Outsiders and Insiders: External Appointments to the Senior Civil Service - Public Administration Committee Contents


Memorandum from the Public and Commercial Services Union

INTRODUCTION

  PCS welcomes the opportunity to make a written submission to the Public Administration Select Committee. PCS—a union representing over 300,000 members, the majority of whom work in government departments, agencies and public bodies—also welcomes the invitation to give oral evidence as the inquiry topics are issues that are of concern to our union.

OUTSIDE APPOINTMENTS TO THE SENIOR CIVIL SERVICE

  Although the bulk of PCS members are concentrated in middle and lower civil service grades, we have some members in the Senior Civil Service (SCS) which means that we organise at all levels except for specialist professional grades.
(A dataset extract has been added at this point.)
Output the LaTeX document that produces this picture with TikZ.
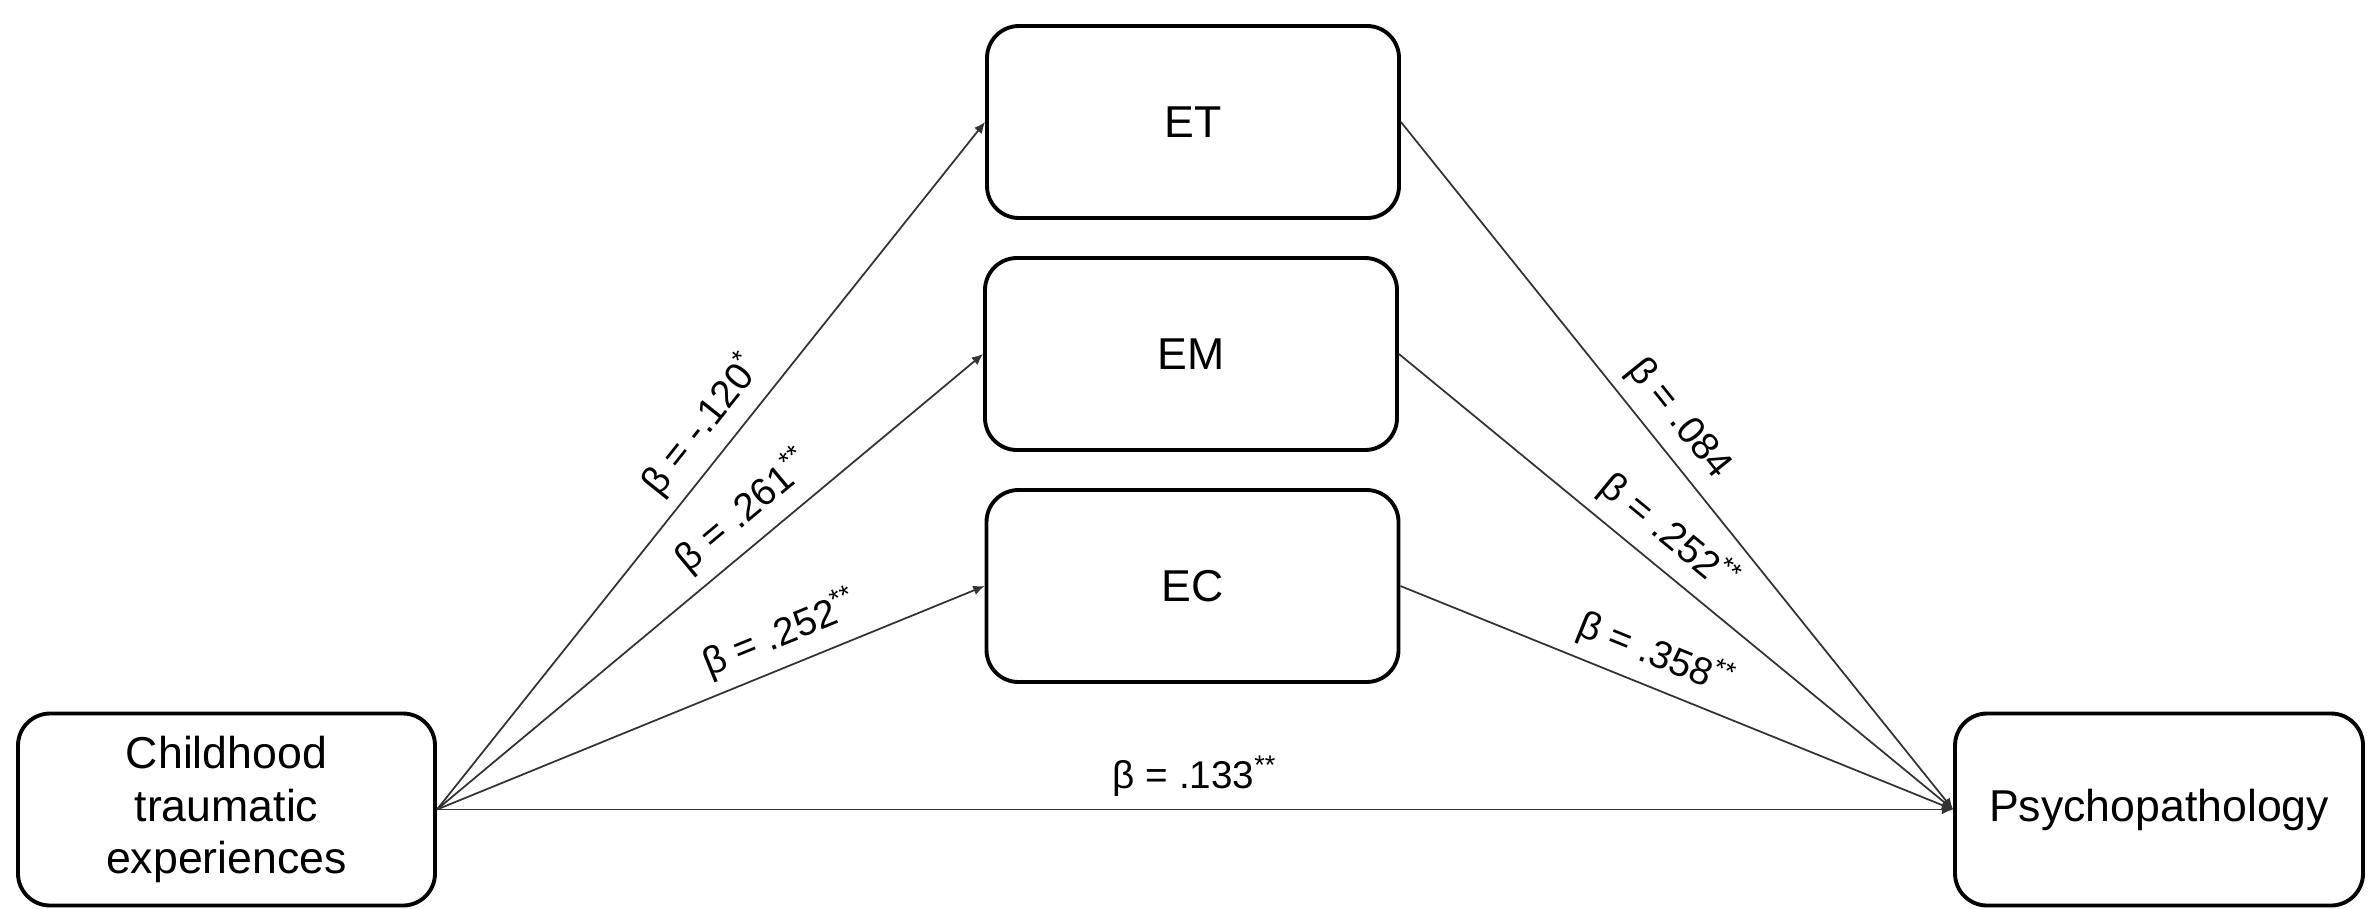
\documentclass[tikz,border=0pt]{standalone}
\usepackage{fontspec}
\setmainfont{Liberation Sans}
\usetikzlibrary{arrows.meta,positioning}

\begin{document}
\begin{tikzpicture}[
    box/.style={draw, line width=1.1pt, rounded corners=0.32cm, minimum width=4.12cm, minimum height=1.92cm, align=center, font=\fontsize{12.7}{15}\selectfont},
    pad/.style={draw=black!80, line width=0.5pt, -{Latex[length=3.2pt,width=2.8pt]}},
    coef/.style={font=\fontsize{11}{13}\selectfont, sloped, above}
    ]
    % canvas
    \useasboundingbox (0,0) rectangle (23.68,9.08);
    
    % blokken
    \node[box, minimum width=4.17cm] (cte) at (2.265,0.985) {Childhood\\traumatic\\experiences};
    \node[box] (et) at (11.93,7.86) {ET};
    \node[box] (em) at (11.91,5.54) {EM};
    \node[box] (ec) at (11.925,3.22) {EC};
    \node[box, minimum width=4.08cm] (psy) at (21.59,0.985) {Psychopathology};
    
    % paden a
    \draw[pad] (cte.east) -- node[coef, pos=0.53]{β = -.120\textsuperscript{*}} (et.west);
    \draw[pad] (cte.east) -- node[coef, pos=0.6]{β = .261\textsuperscript{**}} (em.west);
    \draw[pad] (cte.east) -- node[coef, pos=0.65]{β = .252\textsuperscript{**}} (ec.west);
    
    % paden b
    \draw[pad] (et.east) -- node[coef, pos=0.46]{β = .084} (psy.west);
    \draw[pad] (em.east) -- node[coef, pos=0.45]{β = .252\textsuperscript{**}} (psy.west);
    \draw[pad] (ec.east) -- node[coef, pos=0.44]{β = .358\textsuperscript{**}} (psy.west);
    
    % direct
    \draw[pad] (cte.east) -- node[coef, pos=0.5]{β = .133\textsuperscript{**}} (psy.west);
\end{tikzpicture}
\end{document}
PCS negotiates on training and career development from workplace to national level, and has had particular success in setting up a network of union learning representatives and in providing learning through our Learning Centre.

  PCS also supports the work that the Government has been doing towards developing a highly skilled civil service and, through the Council for Civil Service Unions (CCSU), sits on the Board of Government Skills.

  We welcome the fact that the Select Committee is reviewing outside appointments to the SCS, as we believe that this is long overdue. Whilst external recruitment into the SCS is nothing new, there has, over the last decade or so, been a consistent growth in external recruitment to the SCS accompanied by an alarming use of external consultants. Proponents of this drive have argued that it was a necessary response to the increasing professionalisation of certain corporate activities in the service such as Human Resources, Information Technology and Finance. But more importantly, external recruitment would also raise the pace of making the SCS more diverse.

  Despite the extensive investment that has gone into recruiting from outside, emerging evidence suggests an increasingly high turnover in the SCS. Whilst there are various reasons for this phenomenon, anecdotal evidence suggests that turnover is highest amongst women and ethnic minorities. Furthermore, as the 2007 Review Body on Senior Salaries report noted, external recruitment has led to a pay differential between internal and external recruits.

  PCS believes that there needs to be a shift in terms of the perceptions attached to skills possessed by external recruits and to those of internal recruits. Whilst we acknowledge that certain SCS posts may have to be filled through external appointments, this should be done only where it is absolutely necessary, and for the Civil Service to consider ways in which the massive untapped potential that exists amongst staff in lower and middle grades can be developed. As well as widening the skills pool available to the public sector, this would also help address the diversity gap at senior levels, since the majority of women, ethnic minorities and staff with disabilities employed by the Civil Service is currently concentrated in the middle and lower echelons.